I'm using Rust in combination with Faust, a domain specific language for digital signal processing, that compiles to many languages, including Rust. I've contributed to the Faust-to-Rust code generation, and I'm maintaining some benchmarks that compare Rust against the C++ performance.
Up until Rust version 1.67, the performance of Rust has been very good! However, starting with Rust version 1.67 the performance has been reduced significantly. In real world applications, I'm often seeing a factor of 3 slow down. I'm wondering what is causing this slow down, and if there is anything that can be done to get back the performance from older Rust versions.
I've asked this question before on StackOverflow, but it has been closed and deleted, and I was redirected to this forum. The issue is that the problem cannot be reproduced in just a few lines of code. The code generation of Faust produces very messy (but presumably highly "pre-optimized") Rust code. Any meaningful MRE requires quite a bit of code I'm afraid. I've prepared such a single-file MRE here. If preferred, I can also post it here directly (~1000 LoC)?
Running it with cargo run --release with any version starting with 1.67 and later achieves an audio throughput of ~30 MiB/sec on my machine. For comparison, running it with older Rust versions (e.g. RUSTUP_TOOLCHAIN=1.66.0 cargo run --release) results in a throughput of almost 90 MiB/sec.
Looking at the 1.67 release notes, it isn't clear why the performance is so much worse. Perhaps it is the new MIR, or the field ordering that affects this particular code?
Any thoughts if we could make any changes on the code generation side in Faust to get back to the old performance, or does the performance regression justify opening an issue for the Rust compiler itself if it was by accident?
To really understand the regression you'd need to look at the assembly but before that, why not compile with RUSTFLAGS+="-C target-cpu=native"? Your CPU is a Haswell and has fma but I don't think you'll get that in compiled code by default.
Thanks for the simple reproducer! I bisected down to the exact nightly where your performance regresses. nightly-2022-11-23 has 3x the performance of nightly-2022-11-24 on my system for your test case.
If I had a nickel for every time I saw a regression between those two nightlies, I'd have two nickels, which isn't a lot, but it's weird that it happened twice, right?
The DSP logic accesses these buffers as pairs, and also exactly in that particular order. This should be optimal in terms of cache locality. Re-ordering by size separates all pairs, probably resulting in significant cache misses.
So there should be nothing wrong with #102750 per se, and no further follow-up needed?
Does Rust guarantee that the members of a field are never split up if the struct is stored in memory? If so, an alternate strategy would be to use another struct or even just a tuple to keep your pairs together in memory.
Then yes, a tuple ([f64; 3], [f64; 8192]) is a standalone type with its own layout, and each field must use that layout so that things like &s.fRecVec1 work as a reference to the inner tuple type. So the pairs will be together, but you can't rely on which part of the pair comes first, nor the order of fRecVec1, fRecVec2, etc. within S.
Good point, that may still be important enough even though the individual fields cross cache lines.
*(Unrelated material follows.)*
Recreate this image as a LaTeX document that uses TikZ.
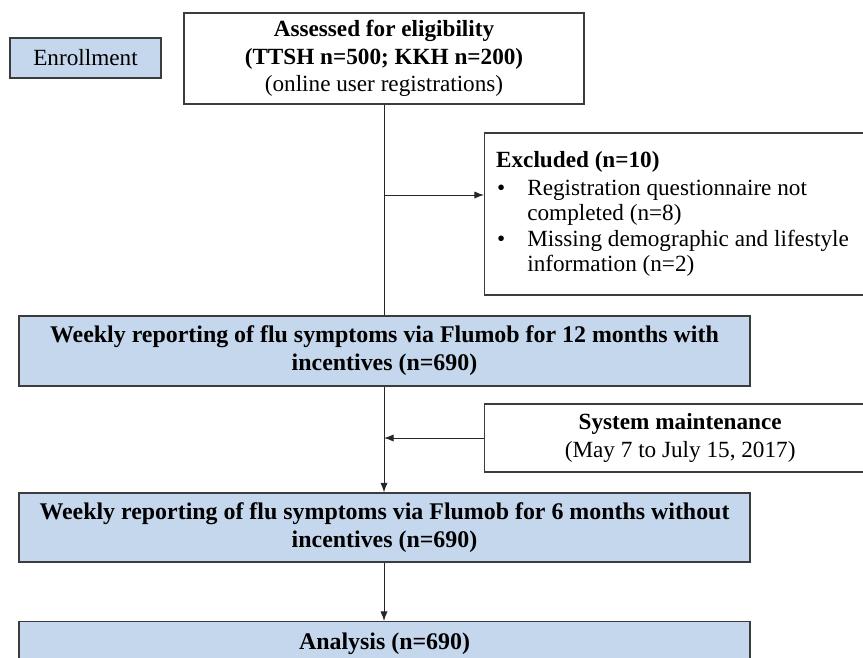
\documentclass[tikz,border=0pt]{standalone}
\usepackage{fontspec}
\setmainfont{Liberation Serif}
\usepackage{enumitem}
\usepackage{tikz}
\usetikzlibrary{arrows.meta,positioning}

\definecolor{flublue}{RGB}{197,215,237}
\definecolor{boxline}{RGB}{60,60,60}

\tikzset{
  box/.style={draw=boxline, line width=0.9pt, align=center, inner sep=2pt,
              font=\fontsize{16.5}{19.5}\selectfont},
  bluebox/.style={box, fill=flublue},
  widebox/.style={bluebox, minimum width=18.275cm, font=\fontsize{17}{20}\selectfont\bfseries},
  sidebox/.style={box, anchor=west, minimum width=9.775cm},
  link/.style={line width=0.7pt, draw=black!85, -{Latex[length=2.4mm,width=1.8mm]}},
  trunkline/.style={line width=0.7pt, draw=black!85}
}

\begin{document}
\begin{tikzpicture}
    \useasboundingbox (0,0) rectangle (21.575,-16.425);

    % left label
    \node[bluebox, minimum width=3.775cm, minimum height=1.0cm] (enrol) at (2.1375,-1.45) {Enrollment};

    % top box
    \node[box, minimum width=10cm, minimum height=2.275cm] (assess) at (9.6,-1.4625)
        {\textbf{Assessed for eligibility}\\ \textbf{(TTSH n=500; KKH n=200)}\\ (online user registrations)};

    % main column
    \node[widebox, minimum height=1.75cm] (week1) at (9.6125,-8.775)
        {Weekly reporting of flu symptoms via Flumob for 12 months with\\ incentives (n=690)};
    \node[widebox, minimum height=1.725cm] (week2) at (9.6125,-13.1875)
        {Weekly reporting of flu symptoms via Flumob for 6 months without\\ incentives (n=690)};
    \node[widebox, anchor=north, minimum height=1.1cm] (analysis) at (9.6125,-15.525) {Analysis (n=690)};

    % side boxes
    \node[sidebox, minimum height=4.05cm, align=left, inner xsep=0.28cm,
          font=\fontsize{16.5}{18}\selectfont] (excl) at (12.1,-5.35)
        {\begin{minipage}{9.2cm}
         \textbf{Excluded (n=10)}
         \begin{itemize}[leftmargin=0.78cm, labelsep=0.55cm, nosep, topsep=2pt]
           \item Registration questionnaire not\\ completed (n=8)
           \item Missing demographic and lifestyle\\ information (n=2)
         \end{itemize}
         \end{minipage}};
    \node[sidebox, minimum height=1.7cm] (maint) at (12.1,-10.95)
        {\textbf{System maintenance}\\ (May 7 to July 15, 2017)};

    % connectors
    \coordinate (trunk) at (9.6,0);
    \draw[trunkline] (assess.south -| trunk) -- (week1.north -| trunk);
    \draw[link] ([yshift=0.475cm]excl.west -| trunk) -- ([yshift=0.475cm]excl.west);
    \draw[link] (week1.south -| trunk) -- (week2.north -| trunk);
    \draw[link] (maint.west) -- (maint.west -| trunk);
    \draw[link] (week2.south -| trunk) -- (analysis.north -| trunk);
\end{tikzpicture}
\end{document}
Of course, in this particular case once you’ve done that you can switch to an outer array as well, which is trivially ordered.
So the relevant change was that fields are sorted based on the largest alignment they could have based on their size. I can see how that can be useful when e.g. the array in (u32, u16, [u8; 4], u16) gets to have 4-byte alignment for free since the u32 already requires it.
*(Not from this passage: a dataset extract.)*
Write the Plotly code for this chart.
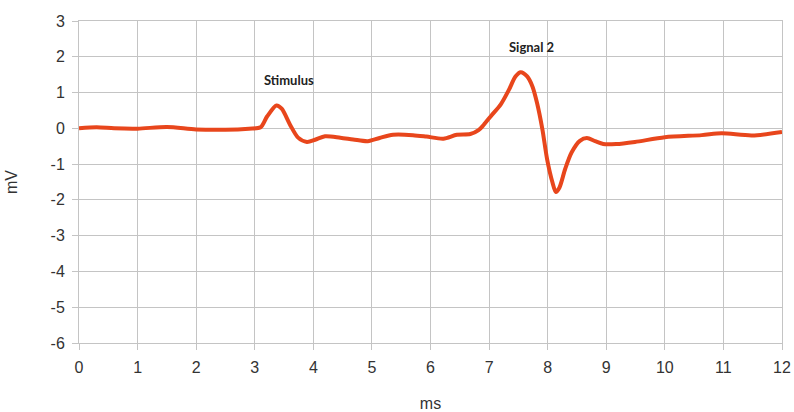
import plotly.graph_objects as go

time_ms = [0.0, 0.3, 0.6, 1.0, 1.5, 2.0, 2.5, 2.9, 3.1, 3.21, 3.37, 3.46, 3.6, 3.74,
           3.89, 4.03, 4.2, 4.46, 4.68, 4.93, 5.13, 5.36, 5.7, 5.93, 6.22, 6.45,
           6.68, 6.82, 6.91, 7.03, 7.2, 7.34, 7.45, 7.54, 7.65, 7.74, 7.82, 7.91,
           7.99, 8.08, 8.14, 8.2, 8.3, 8.41, 8.55, 8.67, 8.81, 8.95, 9.17, 9.49,
           10.0, 10.63, 10.97, 11.49, 12.0]
voltage_mv = [0.0, 0.03, 0.0, -0.01, 0.04, -0.03, -0.04, -0.01, 0.03, 0.33, 0.64, 0.55,
              0.11, -0.26, -0.38, -0.32, -0.22, -0.26, -0.31, -0.36, -0.27, -0.18,
              -0.19, -0.23, -0.29, -0.18, -0.16, -0.05, 0.1, 0.34, 0.67, 1.08, 1.45,
              1.57, 1.45, 1.17, 0.7, -0.03, -0.86, -1.5, -1.78, -1.66, -1.13, -0.67,
              -0.35, -0.27, -0.36, -0.44, -0.44, -0.38, -0.25, -0.19, -0.14, -0.2, -0.1]

annot_text = ["Stimulus", "Signal 2"]
annot_x = [3.58, 7.73]
annot_y = [1.35, 2.28]

x_ticks = list(range(0, 13))
y_ticks = list(range(-6, 4))

grid = "#c4c4c4"
tick_font = dict(family="Liberation Sans, Arial, sans-serif", size=16, color="#333333")

fig = go.Figure()
fig.add_trace(go.Scatter(
    x=time_ms, y=voltage_mv, mode="lines",
    line=dict(color="#e8461c", width=4, shape="spline", smoothing=0.8),
    showlegend=False, hoverinfo="x+y",
))

for t, ax_, ay_ in zip(annot_text, annot_x, annot_y):
    fig.add_annotation(x=ax_, y=ay_, text="<b>" + t + "</b>", showarrow=False,
                       font=dict(family="Lato, Open Sans, sans-serif", size=13, color="#222222"),
                       xanchor="center", yanchor="middle")

fig.update_layout(
    width=794, height=412,
    margin=dict(l=79, r=12, t=21, b=69),
    paper_bgcolor="white", plot_bgcolor="white",
    font=tick_font,
)
fig.update_xaxes(
    range=[0, 12], tickvals=x_ticks, ticktext=[str(v) for v in x_ticks],
    showgrid=True, gridcolor=grid, gridwidth=1,
    showline=True, linecolor=grid, linewidth=1, mirror=True,
    ticks="outside", ticklen=6, tickcolor=grid, zeroline=False,
    tickfont=tick_font, automargin=False, ticklabelstandoff=4,
    title=dict(text="ms", font=dict(family=tick_font["family"], size=16, color="#333333"), standoff=24),
)
fig.update_yaxes(
    range=[-6, 3], tickvals=y_ticks, ticktext=[str(v) for v in y_ticks],
    showgrid=True, gridcolor=grid, gridwidth=1,
    showline=True, linecolor=grid, linewidth=1, mirror=True,
    ticks="outside", ticklen=6, tickcolor=grid, zeroline=False,
    tickfont=tick_font, automargin=False, ticklabelstandoff=4,
    title=dict(text="mV", font=dict(family=tick_font["family"], size=16, color="#333333"), standoff=28),
)

# remove the default page margin so the 794x412 figure fills the window exactly
fig.write_html(
    "out.html",
    config={"displayModeBar": False},
    post_script="document.body.style.margin='0';document.documentElement.style.overflow='hidden';",
)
I don't think that should apply to a hypothetical field alignment larger than that of the containing type, which seemed to be the case in this thread: All fields and the struct itself have align 4, some fields just happened to be arrays with a power of two length.
But if struct layout is performance sensitive you should be manually specifying it anyway, -Zrandomize-layout is a valid compiler layout algorithm, so you can't rely on some compilers that happen to let source order influence their layout. (It might actually pay to run benchmarks with -Zrandomize-layout and a few -Zlayout-seed=s to verify your code is not layout algorithm sensitive).
Though without the presence of e.g. PGO data, if the simple layout is already size optimal, it's probably marginally better on average (and significantly in some lucky edge cases like this one) to keep the source order when not randomizing layout, since the author probably put the fields in a reasonable semantic order and the default is supposed to be reasonably performance oriented. (It might also have marginal benefits that drop order remains memory-linear, as well.)
Though this obviously should remain an unstable detail of the layout that can be changed, I do think it's a fairly reasonable ask that #[repr(Rust)] is the simple layout if there's not a layout the compiler is claiming should be "better" (rather than simply more convenient).
(There's some minor passing interest in guaranteeing #[repr(Rust)] memory layout for types which contain at most one non-1ZST type (but potentially many copies) to be arraylike. "Inorder if no better option" is a slight generalization of that.)
I very much want there to be some way to disallow getting a reference to a certain chunk in the future. It would allow optimizations like this while still allowing the desired type. I know I've fallen back to manually bitpacking bools and using MaybeUninitsolely because there's no native way to do it.